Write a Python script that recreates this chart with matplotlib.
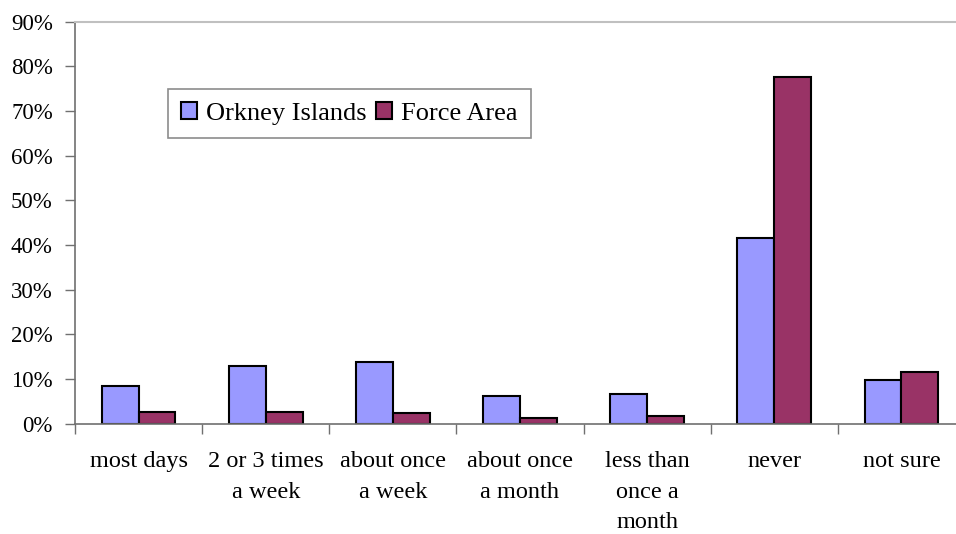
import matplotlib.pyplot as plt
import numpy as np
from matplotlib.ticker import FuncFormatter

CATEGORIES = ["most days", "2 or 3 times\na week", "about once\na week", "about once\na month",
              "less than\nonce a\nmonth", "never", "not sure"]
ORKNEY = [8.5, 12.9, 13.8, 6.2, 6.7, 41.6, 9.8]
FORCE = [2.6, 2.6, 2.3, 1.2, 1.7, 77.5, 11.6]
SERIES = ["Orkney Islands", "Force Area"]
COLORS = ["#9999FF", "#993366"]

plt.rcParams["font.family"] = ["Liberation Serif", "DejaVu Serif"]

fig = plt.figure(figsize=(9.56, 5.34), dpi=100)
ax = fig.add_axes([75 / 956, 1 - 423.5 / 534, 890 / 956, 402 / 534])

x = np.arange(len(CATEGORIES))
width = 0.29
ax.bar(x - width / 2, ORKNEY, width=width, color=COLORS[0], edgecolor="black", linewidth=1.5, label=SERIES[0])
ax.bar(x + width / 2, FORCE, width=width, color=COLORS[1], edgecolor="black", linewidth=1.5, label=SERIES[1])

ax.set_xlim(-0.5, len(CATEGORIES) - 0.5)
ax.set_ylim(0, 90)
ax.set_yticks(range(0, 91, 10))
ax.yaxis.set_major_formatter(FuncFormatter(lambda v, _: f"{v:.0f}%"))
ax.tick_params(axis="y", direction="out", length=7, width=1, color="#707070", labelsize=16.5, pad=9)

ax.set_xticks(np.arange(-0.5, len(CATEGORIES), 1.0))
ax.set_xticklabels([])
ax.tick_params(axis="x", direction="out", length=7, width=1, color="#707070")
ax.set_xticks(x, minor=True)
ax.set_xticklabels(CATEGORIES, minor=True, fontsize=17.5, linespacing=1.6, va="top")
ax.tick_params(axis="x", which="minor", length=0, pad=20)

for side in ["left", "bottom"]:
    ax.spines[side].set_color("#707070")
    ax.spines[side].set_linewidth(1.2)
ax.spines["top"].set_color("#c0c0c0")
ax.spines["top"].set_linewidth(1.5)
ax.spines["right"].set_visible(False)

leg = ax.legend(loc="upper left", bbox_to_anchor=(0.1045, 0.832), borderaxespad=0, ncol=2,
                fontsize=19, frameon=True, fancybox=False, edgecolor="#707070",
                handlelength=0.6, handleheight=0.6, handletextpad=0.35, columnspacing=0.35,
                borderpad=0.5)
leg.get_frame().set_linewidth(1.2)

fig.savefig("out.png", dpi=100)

####

▶ TASK
Working from the lines above, reproduce the material exactly and exclude its pictures.

▶ TASK RESPONSE
Write a Python script that recreates this chart with matplotlib.
import matplotlib.pyplot as plt
import numpy as np
from matplotlib.ticker import FuncFormatter

CATEGORIES = ["most days", "2 or 3 times\na week", "about once\na week", "about once\na month",
              "less than\nonce a\nmonth", "never", "not sure"]
ORKNEY = [8.5, 12.9, 13.8, 6.2, 6.7, 41.6, 9.8]
FORCE = [2.6, 2.6, 2.3, 1.2, 1.7, 77.5, 11.6]
SERIES = ["Orkney Islands", "Force Area"]
COLORS = ["#9999FF", "#993366"]

plt.rcParams["font.family"] = ["Liberation Serif", "DejaVu Serif"]

fig = plt.figure(figsize=(9.56, 5.34), dpi=100)
ax = fig.add_axes([75 / 956, 1 - 423.5 / 534, 890 / 956, 402 / 534])

x = np.arange(len(CATEGORIES))
width = 0.29
ax.bar(x - width / 2, ORKNEY, width=width, color=COLORS[0], edgecolor="black", linewidth=1.5, label=SERIES[0])
ax.bar(x + width / 2, FORCE, width=width, color=COLORS[1], edgecolor="black", linewidth=1.5, label=SERIES[1])

ax.set_xlim(-0.5, len(CATEGORIES) - 0.5)
ax.set_ylim(0, 90)
ax.set_yticks(range(0, 91, 10))
ax.yaxis.set_major_formatter(FuncFormatter(lambda v, _: f"{v:.0f}%"))
ax.tick_params(axis="y", direction="out", length=7, width=1, color="#707070", labelsize=16.5, pad=9)

ax.set_xticks(np.arange(-0.5, len(CATEGORIES), 1.0))
ax.set_xticklabels([])
ax.tick_params(axis="x", direction="out", length=7, width=1, color="#707070")
ax.set_xticks(x, minor=True)
ax.set_xticklabels(CATEGORIES, minor=True, fontsize=17.5, linespacing=1.6, va="top")
ax.tick_params(axis="x", which="minor", length=0, pad=20)

for side in ["left", "bottom"]:
    ax.spines[side].set_color("#707070")
    ax.spines[side].set_linewidth(1.2)
ax.spines["top"].set_color("#c0c0c0")
ax.spines["top"].set_linewidth(1.5)
ax.spines["right"].set_visible(False)

leg = ax.legend(loc="upper left", bbox_to_anchor=(0.1045, 0.832), borderaxespad=0, ncol=2,
                fontsize=19, frameon=True, fancybox=False, edgecolor="#707070",
                handlelength=0.6, handleheight=0.6, handletextpad=0.35, columnspacing=0.35,
                borderpad=0.5)
leg.get_frame().set_linewidth(1.2)

fig.savefig("out.png", dpi=100)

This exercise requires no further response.